Course It’s Worth It You Prick

The other day Zoe was designing and building her own word search on Disney princesses in a brief period of her not being super-glued to her new iPad. At least I think it was princess themed as she asked for help with the spelling of Rapunzel and a few others then she shouted to me that she wanted me to spell ‘prick’.

As I was in the kitchen and she was in her playroom (told you we are proper pretend middle class) it almost sounded like she called me a prick – second thoughts maybe she did. But you try spelling that to a 9-year-old without at least chuckling to yourself, especially if like me you have a super sense of humour.

After the self-imposed doom and gloom around the school situation I launched into pressing ahead, everything will be alright mode. I acquired some maps of South America, then Central America, then Europe and then the World.

I have numerous lists of exciting issues – like will a 10hr ferry between Bari and Dubrovnik mean I will lose my body weight in sea induced sickness, which could be a good or bad thing, or if you can camp out in the caves in Sassi (alas not it appears). Sue on the other hand has started lists of the boring, but important, issues which will need resolving – new passports, what jabs we need, what meeting with the educational boards to have etc.

Told you we were poles apart (is that a traveller’s joke?) in approaches.

Whilst planning and looking at maps, folding maps away and then unfolding them repeatedly it struck me that whilst a plan is a vaguely good thing its difficult to anticipate the unknown, especially when it involves continents which I haven’t been to and Sue hasn’t even heard of.

Whilst I am the more prominent character cajoling the entire idea, I am conscious that to many it is absurd to be doing what we are. It hasn’t taken over my thought process entirely – just when I am awake – but I seem to have a range of feelings between planning the trip to the n’th degree and enjoying the beauty of the journey of not knowing what, where or when we will end up.

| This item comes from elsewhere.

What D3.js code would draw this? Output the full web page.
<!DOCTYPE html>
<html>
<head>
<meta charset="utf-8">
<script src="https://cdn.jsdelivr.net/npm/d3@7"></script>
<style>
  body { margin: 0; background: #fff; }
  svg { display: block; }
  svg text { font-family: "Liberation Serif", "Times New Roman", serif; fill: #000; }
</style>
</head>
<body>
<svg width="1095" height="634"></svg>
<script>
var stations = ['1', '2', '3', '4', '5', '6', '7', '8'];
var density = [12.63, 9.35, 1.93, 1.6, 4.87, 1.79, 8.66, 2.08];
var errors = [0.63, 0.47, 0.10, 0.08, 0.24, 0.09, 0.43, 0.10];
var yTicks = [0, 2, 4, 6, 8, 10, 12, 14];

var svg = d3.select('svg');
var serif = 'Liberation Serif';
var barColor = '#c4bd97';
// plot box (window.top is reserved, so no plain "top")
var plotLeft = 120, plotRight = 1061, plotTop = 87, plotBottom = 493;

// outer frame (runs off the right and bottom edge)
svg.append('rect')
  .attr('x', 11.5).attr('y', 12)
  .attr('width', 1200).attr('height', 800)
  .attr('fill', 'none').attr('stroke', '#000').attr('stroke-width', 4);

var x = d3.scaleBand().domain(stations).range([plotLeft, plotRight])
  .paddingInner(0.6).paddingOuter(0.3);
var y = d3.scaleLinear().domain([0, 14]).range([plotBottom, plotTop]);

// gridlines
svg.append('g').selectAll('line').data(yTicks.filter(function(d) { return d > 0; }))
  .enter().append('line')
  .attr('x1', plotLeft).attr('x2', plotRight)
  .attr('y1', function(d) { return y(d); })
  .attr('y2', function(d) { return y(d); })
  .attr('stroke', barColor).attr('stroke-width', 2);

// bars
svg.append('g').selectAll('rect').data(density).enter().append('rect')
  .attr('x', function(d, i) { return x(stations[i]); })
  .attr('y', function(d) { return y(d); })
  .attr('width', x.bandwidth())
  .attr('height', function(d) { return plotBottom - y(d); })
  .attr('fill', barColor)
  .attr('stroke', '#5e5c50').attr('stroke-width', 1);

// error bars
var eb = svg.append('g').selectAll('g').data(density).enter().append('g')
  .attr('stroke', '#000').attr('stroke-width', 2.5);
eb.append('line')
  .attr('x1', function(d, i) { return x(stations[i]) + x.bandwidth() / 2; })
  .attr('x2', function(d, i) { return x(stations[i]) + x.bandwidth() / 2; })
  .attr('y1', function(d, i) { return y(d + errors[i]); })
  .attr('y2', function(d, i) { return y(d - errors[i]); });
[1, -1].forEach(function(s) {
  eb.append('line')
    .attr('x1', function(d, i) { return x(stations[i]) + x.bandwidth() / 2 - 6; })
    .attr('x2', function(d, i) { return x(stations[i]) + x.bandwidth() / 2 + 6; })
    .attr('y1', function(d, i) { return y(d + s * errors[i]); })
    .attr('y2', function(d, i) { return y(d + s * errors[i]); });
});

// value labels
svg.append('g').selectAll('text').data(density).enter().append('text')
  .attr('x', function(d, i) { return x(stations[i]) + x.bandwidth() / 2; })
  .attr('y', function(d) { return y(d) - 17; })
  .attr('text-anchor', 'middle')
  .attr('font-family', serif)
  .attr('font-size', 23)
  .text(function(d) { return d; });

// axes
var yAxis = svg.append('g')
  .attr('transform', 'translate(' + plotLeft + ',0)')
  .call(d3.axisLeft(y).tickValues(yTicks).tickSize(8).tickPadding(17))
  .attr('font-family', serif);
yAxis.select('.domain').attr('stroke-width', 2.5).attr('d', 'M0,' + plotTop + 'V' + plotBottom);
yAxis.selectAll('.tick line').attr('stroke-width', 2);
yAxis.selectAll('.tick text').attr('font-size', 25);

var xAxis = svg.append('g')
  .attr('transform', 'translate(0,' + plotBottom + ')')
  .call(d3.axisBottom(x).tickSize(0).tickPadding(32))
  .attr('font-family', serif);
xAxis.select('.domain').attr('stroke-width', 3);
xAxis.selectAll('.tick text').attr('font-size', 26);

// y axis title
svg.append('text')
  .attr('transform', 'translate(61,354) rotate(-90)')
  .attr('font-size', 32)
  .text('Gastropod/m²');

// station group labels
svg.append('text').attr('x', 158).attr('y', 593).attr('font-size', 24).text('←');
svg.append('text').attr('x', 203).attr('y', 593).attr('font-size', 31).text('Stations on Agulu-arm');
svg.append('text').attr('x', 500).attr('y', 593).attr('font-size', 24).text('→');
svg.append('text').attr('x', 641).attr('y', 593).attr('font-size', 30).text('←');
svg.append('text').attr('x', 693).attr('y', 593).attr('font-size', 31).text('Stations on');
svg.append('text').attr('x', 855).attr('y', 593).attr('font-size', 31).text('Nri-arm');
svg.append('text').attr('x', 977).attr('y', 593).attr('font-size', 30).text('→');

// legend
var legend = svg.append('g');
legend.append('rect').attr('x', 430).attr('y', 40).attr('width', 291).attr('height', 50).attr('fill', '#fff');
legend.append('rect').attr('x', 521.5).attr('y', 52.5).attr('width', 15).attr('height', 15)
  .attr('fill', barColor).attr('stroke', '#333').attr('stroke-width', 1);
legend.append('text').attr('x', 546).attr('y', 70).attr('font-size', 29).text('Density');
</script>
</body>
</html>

Depending on which map I have battled to unfold on the lounge floor, my imagination fluctuates between a multi-coloured set of scenarios from us being on deserted palm tree shaded beaches, to cramped buses with locals, climbing volcanoes, getting caught in monsoons or standing on ancient ruins as the sunsets.

It’s strange how the world has contracted in size, whilst remaining the exact same size for the past couple of million years (estimated figures, I can’t be arsed to google the facts)

All the evolution, world wars, dinosaur destroying seismic events haven’t altered that the world is just the same size it ever was. It’s just technology which has shrunk it down to unable the masses to trundle round the world in comfort, or just stay at home and view it through an ever-thinning box in the corner.

I am sure for a price you could probably get around the world in a long weekend of flight filled fun, but that’s the opposite of what I want to do.

I want us all to experience the world and alter us as people, not to have the invisible neon sign of one-upmanship tag of being able to say we have been around the world for a year.

The world is a huge immense thing – you should see the maps, they are all bloody huge – I want to get stuck in places, I want to have sandy, dirty, dusty feet, I want to have uncomfortable bus and ferry rides and sleep in random hostels which you wouldn’t look at twice normally.

When planning is completed, and we settle on a route we will have a thin sharpie line across the world drawn – but just how much will get left unexplored or how much we can expand that line to a much broader brush will always remain to be seen.

Ultimately, I don’t think you can really fail at travel. There is no official success or failure of going travelling when you stop to think about it – no one apart from us will be able to look back and deem it worthwhile or not.

We are free to make our own path across whichever chunks of the world we choose and therefore we have no right or wrong. Every experience should be judged on the merits at the time, whilst not considering the affect we are altering as a result.

Until we are in it, experiencing it I struggle to get my thoughts into a coherent sensible pattern of what the hell to do. It is daunting and as such tiring.

I recently found a quote from esteemed writer William Arthur Ward who I think sum’s this up much more nicely than my limited brain power will ever allow when he said “To love is to risk not being loved in return, to live is to risk dying, to hope is to risk despair, to try is to risk failure. But risks must be taken because the greatest hazard in life is to risk nothing. The person who risks nothing, does nothing, has nothing, is nothing”.